(Clearwisdom.net) Reported by VOA reporter Tian Yie: On March 13, 2002, the China Affairs Executive Committee of the U.S. Congress urged President Bush to support the submission of a human rights resolution regarding China to the United Nations Human Rights Commission Conference. Nine senators, nine representatives and five high-ranking executive officers make up this committee, whose responsibility is to monitor the human rights situation in China, and to submit an annual report to President Bush and to the full Congress.

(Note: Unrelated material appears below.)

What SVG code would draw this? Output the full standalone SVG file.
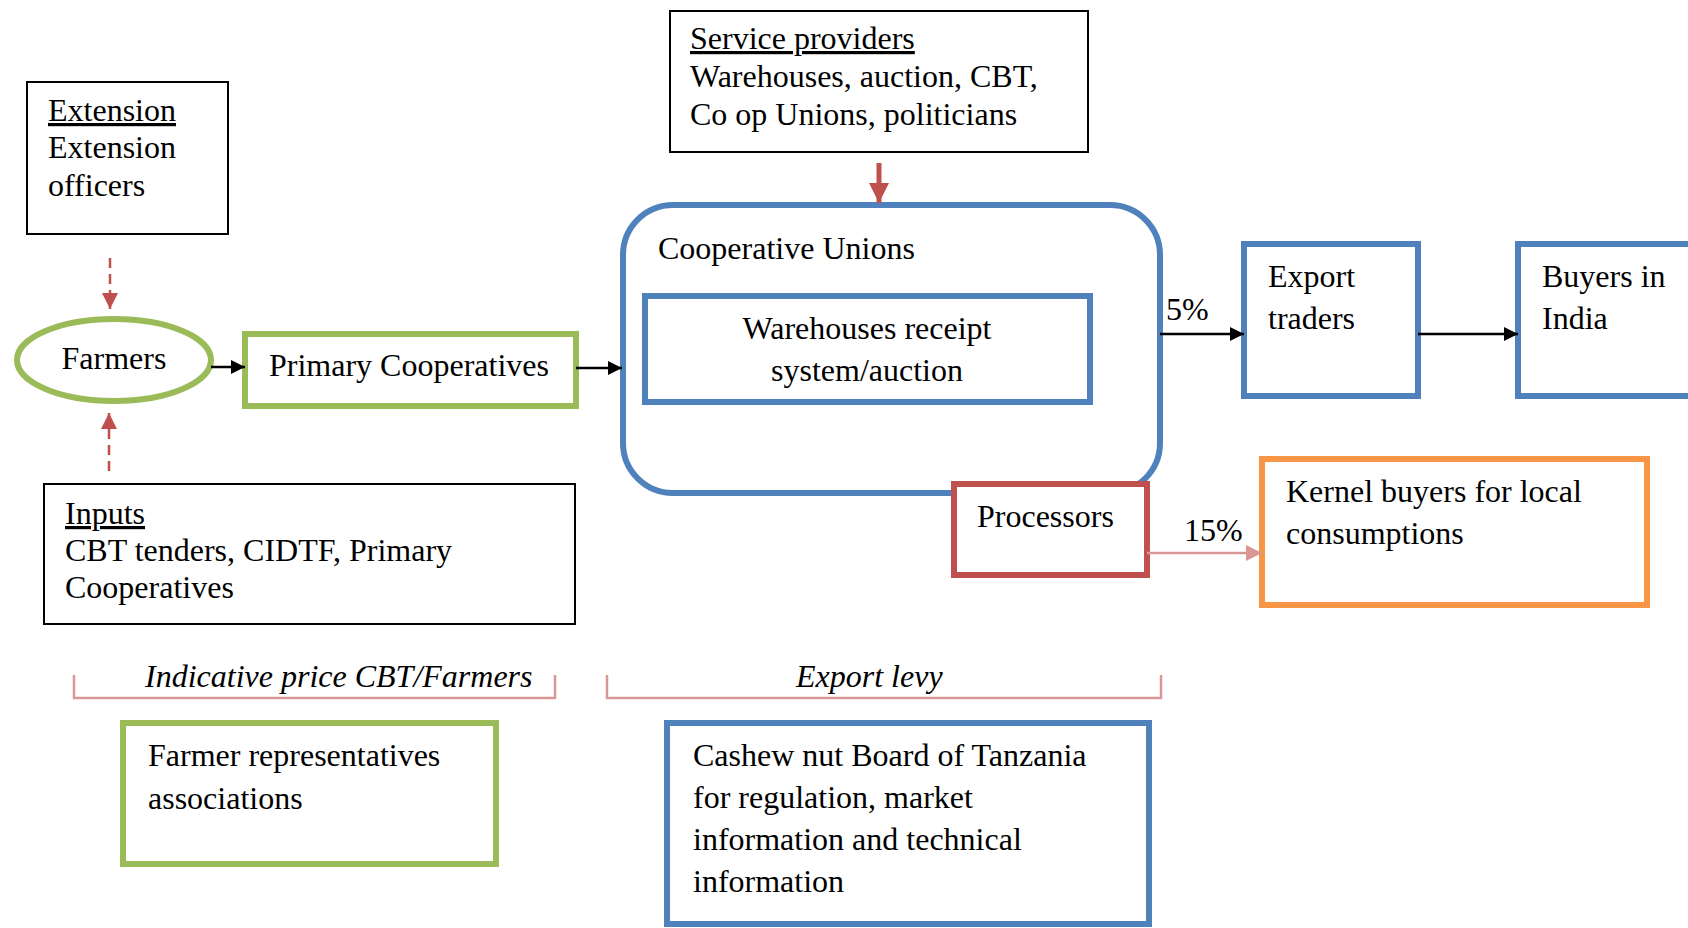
<svg xmlns="http://www.w3.org/2000/svg" width="1688" height="928" viewBox="0 0 1688 928">
<defs>
<style>
text{font-family:"Liberation Serif","Times New Roman",serif;font-size:32px;fill:#000}
.it{font-style:italic}
.u{text-decoration:underline}
.blk{fill:#fff;stroke:#000;stroke-width:2}
.blue{fill:#fff;stroke:#4F81BD;stroke-width:6}
.green{fill:#fff;stroke:#9BBB59;stroke-width:6}
.red{fill:#fff;stroke:#C0504D;stroke-width:6}
.orange{fill:#fff;stroke:#F79646;stroke-width:6}
.conn{fill:none;stroke:#000;stroke-width:2.5}
.dash{fill:none;stroke:#C0504D;stroke-width:2.5;stroke-dasharray:10 6}
.brk{fill:none;stroke:#D99694;stroke-width:2.5}
</style>
<marker id="ab" markerUnits="userSpaceOnUse" markerWidth="14" markerHeight="14" refX="14" refY="7" orient="auto"><path d="M0,0 L14,7 L0,14 z" fill="#000"/></marker>
<marker id="ar" markerUnits="userSpaceOnUse" markerWidth="20" markerHeight="20" refX="20" refY="10" orient="auto"><path d="M0,0 L20,10 L0,20 z" fill="#C0504D"/></marker>
<marker id="ard" markerUnits="userSpaceOnUse" markerWidth="16" markerHeight="16" refX="16" refY="8" orient="auto"><path d="M0,0 L16,8 L0,16 z" fill="#C0504D"/></marker>
<marker id="ap" markerUnits="userSpaceOnUse" markerWidth="16" markerHeight="16" refX="16" refY="8" orient="auto"><path d="M0,0 L16,8 L0,16 z" fill="#D99694"/></marker>
</defs>
<rect width="1688" height="928" fill="#fff"/>

<g id="extension">
<rect class="blk" x="27" y="82" width="201" height="152"/>
<text x="48" y="121" class="u">Extension</text>
<text x="48" y="158">Extension</text>
<text x="48" y="196">officers</text>
</g>

<g id="service-providers">
<rect class="blk" x="670" y="11" width="418" height="141"/>
<text x="690" y="49" class="u">Service providers</text>
<text x="690" y="87">Warehouses, auction, CBT,</text>
<text x="690" y="125">Co op Unions, politicians</text>
</g>

<g id="cooperative-unions">
<rect class="blue" x="623" y="205" width="537" height="288" rx="50" ry="50" stroke-width="5.5"/>
<text x="658" y="259">Cooperative Unions</text>
</g>

<g id="warehouses">
<rect class="blue" x="645" y="296" width="445" height="106"/>
<text x="867" y="339" text-anchor="middle">Warehouses receipt</text>
<text x="867" y="381" text-anchor="middle">system/auction</text>
</g>

<g id="processors">
<rect class="red" x="954" y="484" width="193" height="91"/>
<text x="977" y="527">Processors</text>
</g>

<g id="farmers">
<ellipse class="green" cx="114" cy="360" rx="97" ry="41"/>
<text x="114" y="369" text-anchor="middle">Farmers</text>
</g>

<g id="primary-cooperatives">
<rect class="green" x="245" y="334" width="331" height="72"/>
<text x="269" y="376">Primary Cooperatives</text>
</g>

<g id="inputs">
<rect class="blk" x="44" y="484" width="531" height="140"/>
<text x="65" y="524" class="u">Inputs</text>
<text x="65" y="561">CBT tenders, CIDTF, Primary</text>
<text x="65" y="598">Cooperatives</text>
</g>

<g id="export-traders">
<rect class="blue" x="1244" y="244" width="174" height="152"/>
<text x="1268" y="287">Export</text>
<text x="1268" y="329">traders</text>
</g>

<g id="buyers-india">
<rect class="blue" x="1518" y="244" width="190" height="152"/>
<text x="1542" y="287">Buyers in</text>
<text x="1542" y="329">India</text>
</g>

<g id="kernel-buyers">
<rect class="orange" x="1262" y="459" width="385" height="146"/>
<text x="1286" y="502">Kernel buyers for local</text>
<text x="1286" y="544">consumptions</text>
</g>

<g id="farmer-representatives">
<rect class="green" x="123" y="723" width="373" height="141"/>
<text x="148" y="766">Farmer representatives</text>
<text x="148" y="809">associations</text>
</g>

<g id="cashew-board">
<rect class="blue" x="667" y="723" width="482" height="201"/>
<text x="693" y="766">Cashew nut Board of Tanzania</text>
<text x="693" y="808">for regulation, market</text>
<text x="693" y="850">information and technical</text>
<text x="693" y="892">information</text>
</g>

<g id="connectors">
<line class="conn" x1="211" y1="367" x2="245" y2="367" marker-end="url(#ab)"/>
<line class="conn" x1="576" y1="368" x2="622" y2="368" marker-end="url(#ab)"/>
<line class="conn" x1="1160" y1="334" x2="1244" y2="334" marker-end="url(#ab)"/>
<line class="conn" x1="1418" y1="334" x2="1518" y2="334" marker-end="url(#ab)"/>
<line x1="879" y1="163" x2="879" y2="203" stroke="#C0504D" stroke-width="5" marker-end="url(#ar)"/>
<line class="dash" x1="110" y1="258" x2="110" y2="309" marker-end="url(#ard)"/>
<line class="dash" x1="109" y1="471" x2="109" y2="413" marker-end="url(#ard)"/>
<line x1="1147" y1="553" x2="1262" y2="553" stroke="#D99694" stroke-width="2.5" marker-end="url(#ap)"/>
<text x="1166" y="320">5%</text>
<text x="1184" y="541">15%</text>
</g>

<g id="brackets">
<path class="brk" d="M74,675 V698 H555 V675"/>
<text x="145" y="687" class="it">Indicative price CBT/Farmers</text>
<path class="brk" d="M607,675 V698 H1161 V675"/>
<text x="796" y="687" class="it">Export levy</text>
</g>
</svg>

The eighteen U.S. legislators on the China Affairs Executive Committee of the U.S. Congress signed the letter to President Bush, asking him to support the submission of a resolution regarding the human rights situation in China. Congressional members admitted that in prior years the US has not been successful in passing resolutions on to the UN Human Rights Commission, but pointed out that the United States' active initiation of such resolutions have forced the Chinese government to recognize and become keenly aware that the U.S. and other countries are watching human rights issues. The letter also pointed out that although this action would not necessarily resolve problems in the rules and regulations, which are the root causes of these human rights violations, it would, however, ease the difficulties for people who are detained, and also sometimes alleviate the human rights violations themselves. All these considerations are good reasons to propose this human rights resolution regarding China.

In their letter, members of Congress expressed appreciation for President Bush's effort of sending a clear message to the Chinese government during his visit to China last month, where he reaffirmed that respecting international human rights standards is of utmost concern to the American people.